Muhammad Zohaib Khan, Chairman of Pakistan Software Houses Association (P@SHA), has apprised that there are some indications that the government is contemplating an incentives package for the IT & ITeS industry to boost IT exports in FY24 to $4.5 billion from FY23’s expected $2.5 – 3.0 billion; when the final numbers come in.
Mr. Khan, nonetheless, strongly demanded that the IT industry wants legally-covered consistency in fiscal, financial, taxation, exports, HR, and infrastructure policies for a period of 10 – 15 years; as only then we can bring FDI in the country coupled with long-term private-sector investments in the IT industry; enhance exports rapidly & sustainably; expand the pool of skilled IT professionals and establish joint ventures with the international players.

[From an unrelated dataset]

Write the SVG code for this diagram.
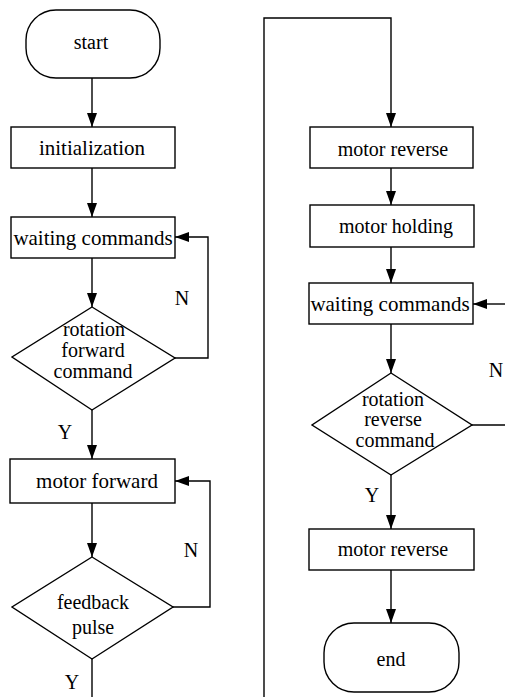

Zohaib Khan emphasized that, most importantly, the IT industry wants nothing less than the state of Pakistan to provide a guarantee of the consistency, continuity, implementation, and reliability of IT industry policies as he recalled, there have been multiple IT policies & incentives packages for the IT industry over the last decade; however, with the change of the government, policies & packages become redundant – this phenomenon, in fact, causes more harm than good.
Zohaib Khan added that, for example, there was an IT Policy & Incentives Package was announced in March 2022 with much fanfare and received applause from IT companies as well; but, the very next month, i.e. April 2022, saw the change in the federal government and the entire package became obsolete.
As the foremost demand of the IT industry, P@SHA Chairman has stressed that the government should announce tax holiday for the IT and ITeS industry in income tax, tax on dividends, capital gains, and profits for 10 years like many other countries in the world; calculating the very real potential to achieve an enormous growth rate of 30 percent in IT exports every year consecutively.
Zohaib Khan explained that substantial funds should be allocated for the IT industry in the federal budget 2023 – 24; and, those funds should primarily go towards human resources & skills development; infrastructure development; promoting soft-image of & building Brand Pakistan and capacity enhancement of the tech ecosystem in the country.
Muhammad Zohaib Khan, who also sits on PM’s Advisory Council on Digital Economy, noted that another area of concern for the IT industry is foreign exchange retention; for which P@SHA proposes allowing 100 percent forex exchange retention in foreign currency accounts and 100 percent repatriation as IT industry is totally dependent and operates on USD.
Chairman P@SHA added that the IT industry appreciates the idea of special technology zones (STZs); however, special technology zones authority (STZA) has not been able to deliver on its promises, despite being established for many years now and given funds in billions of rupees so far. Therefore, P@SHA advocates that, in the upcoming budget FY24, benefits meant for STZs should directly go to IT & ITeS companies to effectively & efficiently help the exporters directly.
Elaborating on the financing needs of the IT industry, Zohaib Khan said that – like many other countries – the government of Pakistan needs to introduce cash rebate schemes for the IT industry; preferably, a 5 percent on export income and prioritizing export refinancing scheme for the industry through discounted interest rate by at least 10 percent as compared to the prevailing key policy rate of 21 percent of the State Bank. This will make access to finance possible for the IT exporters; rationalize the cost of doing business with reference to international competitors and enhance the country’s ease of doing business score.
Mr. Ali Ihsan, Senior Vice Chairman of P@SHA, maintained that it is crucial for the government to address these IT industry’s demands promptly. By doing so, we can unleash the full potential of IT exports; leading to sustainable economic growth, and job creation and positioning Pakistan as a formidable player in the global digital landscape.